Home for me is in the syntax, in the syllables. In the syncopations and in the silences. A movement in the mind, the eye, the mouth. Home is the luminous imagination. India haunting me after the Satyatjit Ray retrospective. Home is in Sappho’s fragments, in imagining what was there before the papyrus tore. The imagination providing a foundation, a roof, and windows that let you see forever.

The glowing imagination. The place in the distance, amidst the maelstrom of the blizzard toward which “poets will walk without thinking, as if walking home,” as Tsvetaeva has said. That place, distant, mysterious, ever-fleeting, changing and shifting, but glimmering in the distance.

Home is that drugged, seductive other state — creation not so unlike the dark, sexual descent. Now a house burns on the page. Now I am in flames. This is the aim of my erotic études: to explore those relationships between language and desire, my sacred, twinned notions of home. In this alternate place, this other reality, outside, apart from one’s other life (having moved again, having left, been displaced, been hurt, been diminished and forced to operate in a world so unlike one’s real world). A state so deeply meditative, so deeply sexual, so like music. Home is still the music drifting. My parents whispering. The precious alphabet she taught me. And her lovely body. Home is the bodies of women: safe. And all the songs they sang — and sing.

One afternoon while I am dreaming Defiance, I finally realize, I know, yes, the little girl Bernadette and Fergus, her older brother, will go fishing — that is it — and somehow it all falls into its proper balance: austere, mysterious, impossibly simple and elegant. Yes, that is it. And I am completely elated and then serene. As happy as I have ever been. Who would not choose to live there?

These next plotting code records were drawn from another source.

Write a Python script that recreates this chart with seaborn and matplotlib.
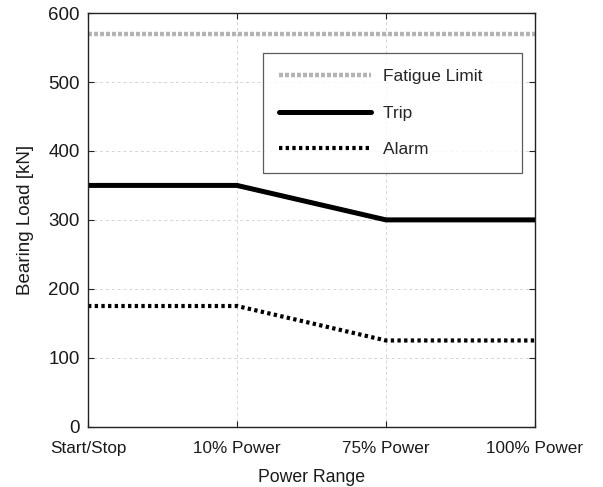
import matplotlib
matplotlib.use("Agg")
import matplotlib.pyplot as plt
import seaborn as sns
import pandas as pd

categories = ["Start/Stop", "10% Power", "75% Power", "100% Power"]
fatigue = [570, 570, 570, 570]
trip = [350, 350, 300, 300]
alarm = [175, 175, 125, 125]
yticks = [0, 100, 200, 300, 400, 500, 600]

sns.set_style("white")
plt.rcParams['font.family'] = ['Liberation Sans', 'DejaVu Sans']

fig = plt.figure(figsize=(6.03, 4.87), dpi=100)
ax = fig.add_axes([0.146, 0.124, 0.741, 0.849])

x = list(range(len(categories)))
df = pd.DataFrame({"x": x, "Fatigue Limit": fatigue, "Trip": trip, "Alarm": alarm})

sns.lineplot(data=df, x="x", y="Fatigue Limit", ax=ax, color="#b4b4b4", lw=3.2,
             label="Fatigue Limit", linestyle=(0, (0.9, 0.45)))
sns.lineplot(data=df, x="x", y="Trip", ax=ax, color="black", lw=3.6, label="Trip")
sns.lineplot(data=df, x="x", y="Alarm", ax=ax, color="black", lw=3, label="Alarm",
             linestyle=(0, (0.8, 0.8)))

ax.set_xlim(0, 3)
ax.set_ylim(0, 600)
ax.set_xticks(x)
ax.set_xticklabels(categories)
ax.set_yticks(yticks)
ax.grid(True, color="#d4d4d4", linestyle=(0, (3, 3)), linewidth=0.7)
for s in ax.spines.values():
    s.set_visible(True)
    s.set_color("#222222")
    s.set_linewidth(1.0)
ax.tick_params(direction="in", length=4, width=0.8, top=True, right=True,
               bottom=True, left=True, colors="#222222")
ax.tick_params(axis="y", labelsize=13.5, pad=6)
ax.tick_params(axis="x", labelsize=12.3, pad=10)
for t in ax.get_xticklabels() + ax.get_yticklabels():
    t.set_color("#1a1a1a")
ax.set_xlabel("Power Range", fontsize=12.7, labelpad=10, color="#1a1a1a")
ax.set_ylabel("Bearing Load [kN]", fontsize=13.5, labelpad=10, color="#1a1a1a")

leg = ax.legend(loc="upper left", bbox_to_anchor=(0.392, 0.903), fontsize=12.5,
                frameon=True, fancybox=False, edgecolor="#333333",
                handlelength=5.3, handletextpad=0.7, labelspacing=1.24,
                borderpad=0.9, borderaxespad=0)
leg.get_frame().set_linewidth(0.9)
for t in leg.get_texts():
    t.set_text(t.get_text() + "     ")

fig.savefig("out.png", dpi=100)
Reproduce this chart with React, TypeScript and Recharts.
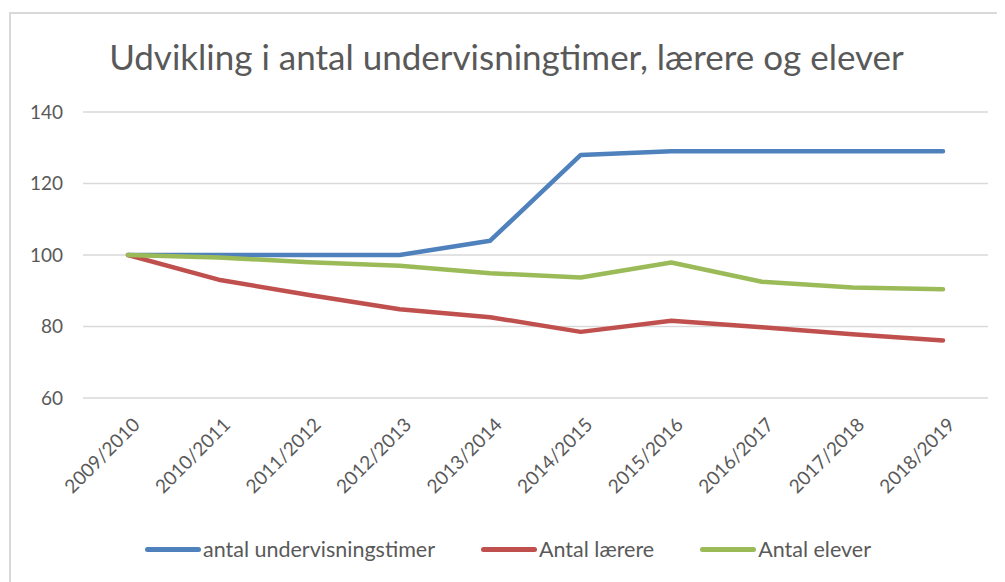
import { LineChart, Line, XAxis, YAxis, CartesianGrid, Legend } from "recharts";

const categories = [
  "2009/2010",
  "2010/2011",
  "2011/2012",
  "2012/2013",
  "2013/2014",
  "2014/2015",
  "2015/2016",
  "2016/2017",
  "2017/2018",
  "2018/2019",
];
const timer = [100, 100, 100, 100, 104, 128, 129, 129, 129, 129];
const laerere = [100, 93.1, 88.8, 84.8, 82.6, 78.5, 81.6, 79.8, 77.8, 76.1];
const elever = [100, 99.3, 98, 97, 94.9, 93.7, 97.9, 92.5, 90.9, 90.4];
const yTicks = [60, 80, 100, 120, 140];

const data = categories.map((c, i) => ({
  name: c,
  timer: timer[i],
  laerere: laerere[i],
  elever: elever[i],
}));

const FONT = "Lato, 'Open Sans', sans-serif";
const TEXT = "#595959";

const XTick = (props: any) => {
  const { x, y, payload } = props;
  const ax = x + 13;
  const ay = y + 20;
  return (
    <text
      x={ax}
      y={ay}
      transform={`rotate(-45, ${ax}, ${ay})`}
      textAnchor="end"
      fill={TEXT}
      fontSize={19}
      fontFamily={FONT}
    >
      {payload.value}
    </text>
  );
};

const series = [
  { key: "timer", label: "antal undervisningstimer", color: "#4F81BD" },
  { key: "laerere", label: "Antal lærere", color: "#C0504D" },
  { key: "elever", label: "Antal elever", color: "#9BBB59" },
];

const LegendContent = () => (
  <div
    style={{
      display: "flex",
      justifyContent: "center",
      gap: 46,
      fontFamily: FONT,
      fontSize: 21.5,
      color: TEXT,
      paddingLeft: 20,
    }}
  >
    {series.map((s) => (
      <div key={s.key} style={{ display: "flex", alignItems: "center" }}>
        <div
          style={{
            width: 56,
            height: 5,
            borderRadius: 3,
            background: s.color,
            marginRight: 2,
          }}
        />
        <span>{s.label}</span>
      </div>
    ))}
  </div>
);

export default function App() {
  return (
    <div style={{ position: "relative", width: 997, height: 574 }}>
      <div
        style={{
          position: "absolute",
          left: 1,
          top: 4,
          width: 996,
          height: 570,
          borderTop: "2px solid #D9D9D9",
          borderLeft: "2px solid #D9D9D9",
        }}
      />
      <div
        style={{
          position: "absolute",
          left: 0,
          top: 27,
          width: 997,
          textAlign: "center",
          fontFamily: FONT,
          fontSize: 35,
          color: TEXT,
        }}
      >
        Udvikling i antal undervisningtimer, lærere og elever
      </div>
      <div style={{ position: "absolute", left: 0, top: 0 }}>
        <LineChart
          width={990}
          height={570}
          data={data}
          margin={{ top: 104, right: 10, bottom: 0, left: 0 }}
        >
          <CartesianGrid vertical={false} stroke="#D9D9D9" strokeWidth={1.5} />
          <XAxis
            dataKey="name"
            axisLine={false}
            tickLine={false}
            tick={<XTick />}
            interval={0}
            height={154}
            padding={{ left: 45, right: 45 }}
          />
          <YAxis
            domain={[60, 140]}
            ticks={yTicks}
            axisLine={false}
            tickLine={false}
            width={75}
            tick={{ fill: TEXT, fontSize: 19, fontFamily: FONT, dx: -12 }}
          />
          <Legend
            verticalAlign="bottom"
            content={<LegendContent />}
            wrapperStyle={{ bottom: 16 }}
          />
          {series.map((s) => (
            <Line
              key={s.key}
              type="linear"
              dataKey={s.key}
              stroke={s.color}
              strokeWidth={4.5}
              strokeLinecap="round"
              strokeLinejoin="round"
              dot={false}
              isAnimationActive={false}
            />
          ))}
        </LineChart>
      </div>
    </div>
  );
}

When I write sentences I am at home. When I make shapes. When I do not, I am damned, doomed, homeless; I know this well — restless, roaming; the actual places I’ve lived become unrecognizable, and I, too, monstrous, am unrecognizable to myself. In the gloating, enormous strangeness and solitude of the real world, where I am so often inconsolable, marooned, utterly dizzied — all I need do is to pick up a pen and begin to write — safe in the shelter of the alphabet, and I am taken home. Back into the blinding waves, the topaz light, the fire. Or far off into the enthralling, voluptuous dark.